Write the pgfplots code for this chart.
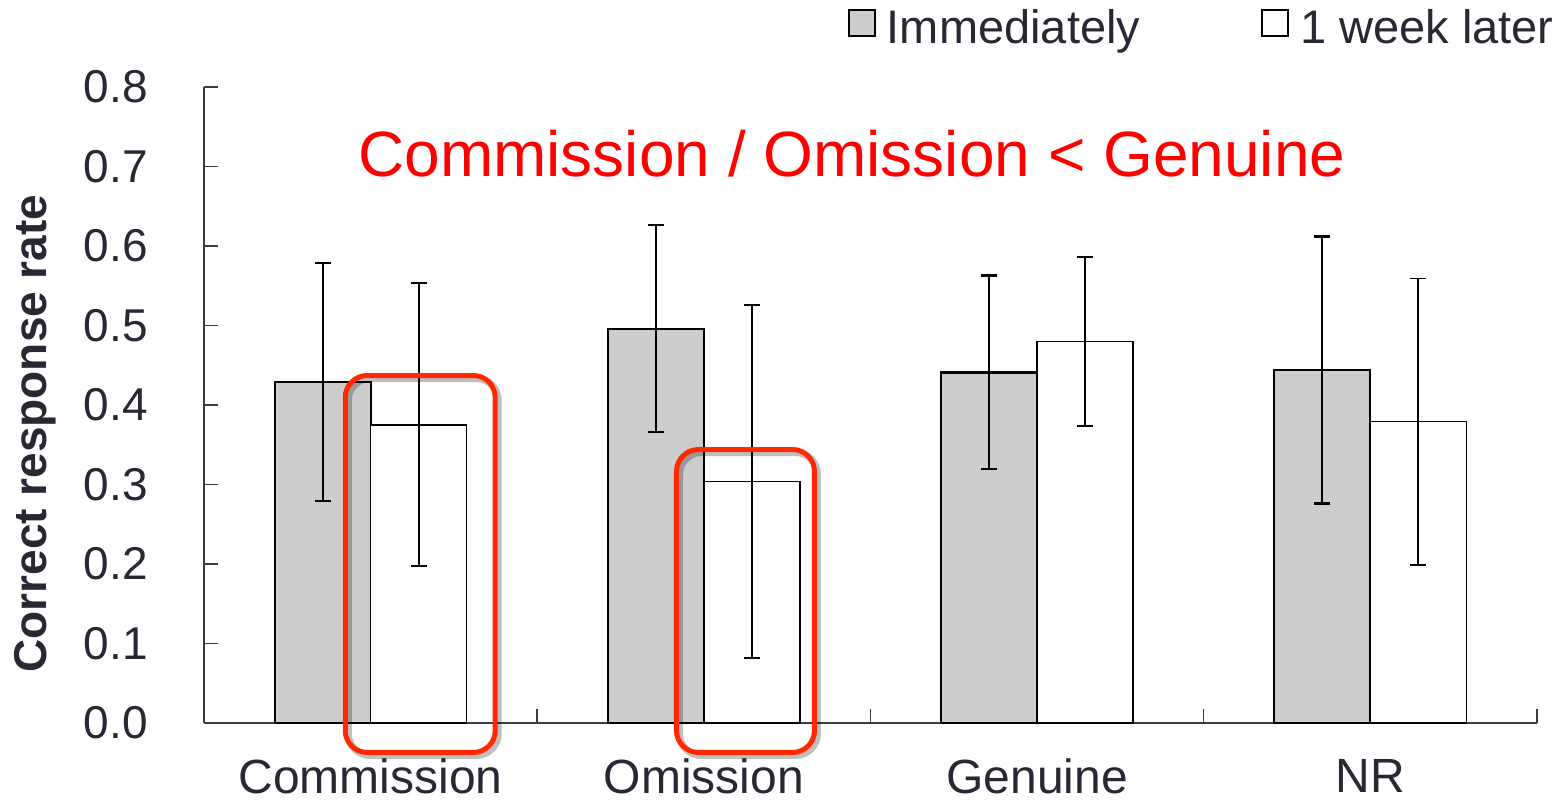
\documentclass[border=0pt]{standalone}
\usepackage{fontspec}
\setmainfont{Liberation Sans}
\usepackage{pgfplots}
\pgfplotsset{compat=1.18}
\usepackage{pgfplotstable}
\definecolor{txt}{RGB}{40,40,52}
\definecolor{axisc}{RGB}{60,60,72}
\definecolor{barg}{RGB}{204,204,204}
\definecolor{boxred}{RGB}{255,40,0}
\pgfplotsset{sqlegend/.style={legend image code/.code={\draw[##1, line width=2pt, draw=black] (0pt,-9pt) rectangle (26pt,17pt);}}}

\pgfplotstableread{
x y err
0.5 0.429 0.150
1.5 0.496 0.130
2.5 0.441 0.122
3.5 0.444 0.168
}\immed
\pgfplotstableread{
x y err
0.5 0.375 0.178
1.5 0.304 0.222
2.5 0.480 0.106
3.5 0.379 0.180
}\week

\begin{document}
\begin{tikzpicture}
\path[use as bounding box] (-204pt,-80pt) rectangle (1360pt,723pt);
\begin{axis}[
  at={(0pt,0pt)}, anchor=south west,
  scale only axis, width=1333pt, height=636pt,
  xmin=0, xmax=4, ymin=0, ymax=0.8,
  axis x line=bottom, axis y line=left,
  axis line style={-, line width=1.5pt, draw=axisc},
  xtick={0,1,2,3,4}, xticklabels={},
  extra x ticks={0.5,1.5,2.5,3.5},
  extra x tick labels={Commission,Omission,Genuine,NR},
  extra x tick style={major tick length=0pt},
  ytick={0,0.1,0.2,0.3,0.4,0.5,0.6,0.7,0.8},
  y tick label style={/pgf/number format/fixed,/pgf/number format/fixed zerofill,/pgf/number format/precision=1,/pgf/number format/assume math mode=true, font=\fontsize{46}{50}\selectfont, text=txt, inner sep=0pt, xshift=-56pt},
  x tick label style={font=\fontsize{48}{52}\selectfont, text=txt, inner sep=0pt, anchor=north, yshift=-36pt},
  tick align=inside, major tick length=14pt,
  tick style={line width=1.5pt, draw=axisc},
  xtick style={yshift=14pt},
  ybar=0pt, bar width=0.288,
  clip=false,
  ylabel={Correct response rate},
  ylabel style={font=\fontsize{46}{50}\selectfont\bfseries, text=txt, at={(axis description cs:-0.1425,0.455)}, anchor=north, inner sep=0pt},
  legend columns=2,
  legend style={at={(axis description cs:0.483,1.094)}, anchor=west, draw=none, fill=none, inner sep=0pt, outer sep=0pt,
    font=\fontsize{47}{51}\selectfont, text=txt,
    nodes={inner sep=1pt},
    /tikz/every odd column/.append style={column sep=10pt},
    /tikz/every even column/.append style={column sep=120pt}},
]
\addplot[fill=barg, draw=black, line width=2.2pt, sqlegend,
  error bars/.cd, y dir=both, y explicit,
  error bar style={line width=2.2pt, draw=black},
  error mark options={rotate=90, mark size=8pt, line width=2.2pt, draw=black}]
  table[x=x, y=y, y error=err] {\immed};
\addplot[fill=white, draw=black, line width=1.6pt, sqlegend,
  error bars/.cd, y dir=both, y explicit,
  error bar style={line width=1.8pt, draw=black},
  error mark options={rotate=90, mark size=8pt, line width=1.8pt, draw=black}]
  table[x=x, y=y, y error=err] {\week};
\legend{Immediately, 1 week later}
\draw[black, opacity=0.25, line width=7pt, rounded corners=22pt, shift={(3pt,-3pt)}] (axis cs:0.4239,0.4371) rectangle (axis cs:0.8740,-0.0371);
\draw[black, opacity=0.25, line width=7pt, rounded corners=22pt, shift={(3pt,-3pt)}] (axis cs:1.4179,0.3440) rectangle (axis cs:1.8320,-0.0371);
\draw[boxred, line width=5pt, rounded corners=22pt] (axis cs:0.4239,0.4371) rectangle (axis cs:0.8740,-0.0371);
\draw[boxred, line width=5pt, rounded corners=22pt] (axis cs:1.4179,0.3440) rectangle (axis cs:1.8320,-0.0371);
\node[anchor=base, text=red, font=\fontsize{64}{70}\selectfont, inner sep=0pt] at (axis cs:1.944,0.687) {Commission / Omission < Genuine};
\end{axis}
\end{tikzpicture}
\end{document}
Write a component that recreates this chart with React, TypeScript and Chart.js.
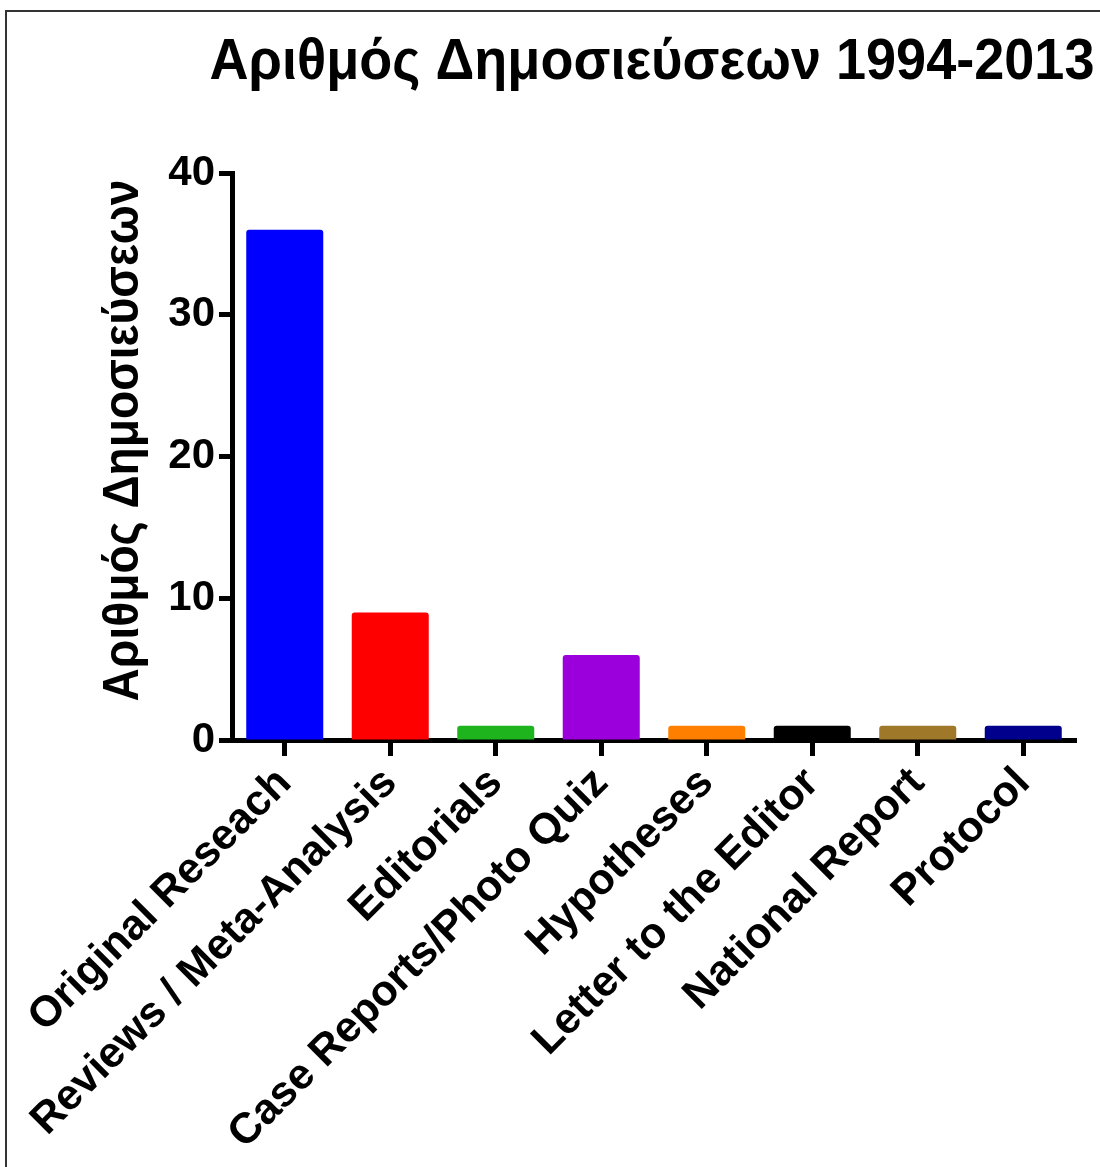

****

# What you should do:
Copy out each line word for word, please, skipping the images.

# Result:
Write the pgfplots code for this chart.
\documentclass[border=0pt]{standalone}
\usepackage{fontspec}
\setmainfont{Liberation Sans}
\usepackage{pgfplots}
\pgfplotsset{compat=1.18}
\usepackage{pgfplotstable}
\definecolor{txt}{RGB}{40,40,52}
\definecolor{axisc}{RGB}{60,60,72}
\definecolor{barg}{RGB}{204,204,204}
\definecolor{boxred}{RGB}{255,40,0}
\pgfplotsset{sqlegend/.style={legend image code/.code={\draw[##1, line width=2pt, draw=black] (0pt,-9pt) rectangle (26pt,17pt);}}}

\pgfplotstableread{
x y err
0.5 0.429 0.150
1.5 0.496 0.130
2.5 0.441 0.122
3.5 0.444 0.168
}\immed
\pgfplotstableread{
x y err
0.5 0.375 0.178
1.5 0.304 0.222
2.5 0.480 0.106
3.5 0.379 0.180
}\week

\begin{document}
\begin{tikzpicture}
\path[use as bounding box] (-204pt,-80pt) rectangle (1360pt,723pt);
\begin{axis}[
  at={(0pt,0pt)}, anchor=south west,
  scale only axis, width=1333pt, height=636pt,
  xmin=0, xmax=4, ymin=0, ymax=0.8,
  axis x line=bottom, axis y line=left,
  axis line style={-, line width=1.5pt, draw=axisc},
  xtick={0,1,2,3,4}, xticklabels={},
  extra x ticks={0.5,1.5,2.5,3.5},
  extra x tick labels={Commission,Omission,Genuine,NR},
  extra x tick style={major tick length=0pt},
  ytick={0,0.1,0.2,0.3,0.4,0.5,0.6,0.7,0.8},
  y tick label style={/pgf/number format/fixed,/pgf/number format/fixed zerofill,/pgf/number format/precision=1,/pgf/number format/assume math mode=true, font=\fontsize{46}{50}\selectfont, text=txt, inner sep=0pt, xshift=-56pt},
  x tick label style={font=\fontsize{48}{52}\selectfont, text=txt, inner sep=0pt, anchor=north, yshift=-36pt},
  tick align=inside, major tick length=14pt,
  tick style={line width=1.5pt, draw=axisc},
  xtick style={yshift=14pt},
  ybar=0pt, bar width=0.288,
  clip=false,
  ylabel={Correct response rate},
  ylabel style={font=\fontsize{46}{50}\selectfont\bfseries, text=txt, at={(axis description cs:-0.1425,0.455)}, anchor=north, inner sep=0pt},
  legend columns=2,
  legend style={at={(axis description cs:0.483,1.094)}, anchor=west, draw=none, fill=none, inner sep=0pt, outer sep=0pt,
    font=\fontsize{47}{51}\selectfont, text=txt,
    nodes={inner sep=1pt},
    /tikz/every odd column/.append style={column sep=10pt},
    /tikz/every even column/.append style={column sep=120pt}},
]
\addplot[fill=barg, draw=black, line width=2.2pt, sqlegend,
  error bars/.cd, y dir=both, y explicit,
  error bar style={line width=2.2pt, draw=black},
  error mark options={rotate=90, mark size=8pt, line width=2.2pt, draw=black}]
  table[x=x, y=y, y error=err] {\immed};
\addplot[fill=white, draw=black, line width=1.6pt, sqlegend,
  error bars/.cd, y dir=both, y explicit,
  error bar style={line width=1.8pt, draw=black},
  error mark options={rotate=90, mark size=8pt, line width=1.8pt, draw=black}]
  table[x=x, y=y, y error=err] {\week};
\legend{Immediately, 1 week later}
\draw[black, opacity=0.25, line width=7pt, rounded corners=22pt, shift={(3pt,-3pt)}] (axis cs:0.4239,0.4371) rectangle (axis cs:0.8740,-0.0371);
\draw[black, opacity=0.25, line width=7pt, rounded corners=22pt, shift={(3pt,-3pt)}] (axis cs:1.4179,0.3440) rectangle (axis cs:1.8320,-0.0371);
\draw[boxred, line width=5pt, rounded corners=22pt] (axis cs:0.4239,0.4371) rectangle (axis cs:0.8740,-0.0371);
\draw[boxred, line width=5pt, rounded corners=22pt] (axis cs:1.4179,0.3440) rectangle (axis cs:1.8320,-0.0371);
\node[anchor=base, text=red, font=\fontsize{64}{70}\selectfont, inner sep=0pt] at (axis cs:1.944,0.687) {Commission / Omission < Genuine};
\end{axis}
\end{tikzpicture}
\end{document}
Write a component that recreates this chart with React, TypeScript and Chart.js.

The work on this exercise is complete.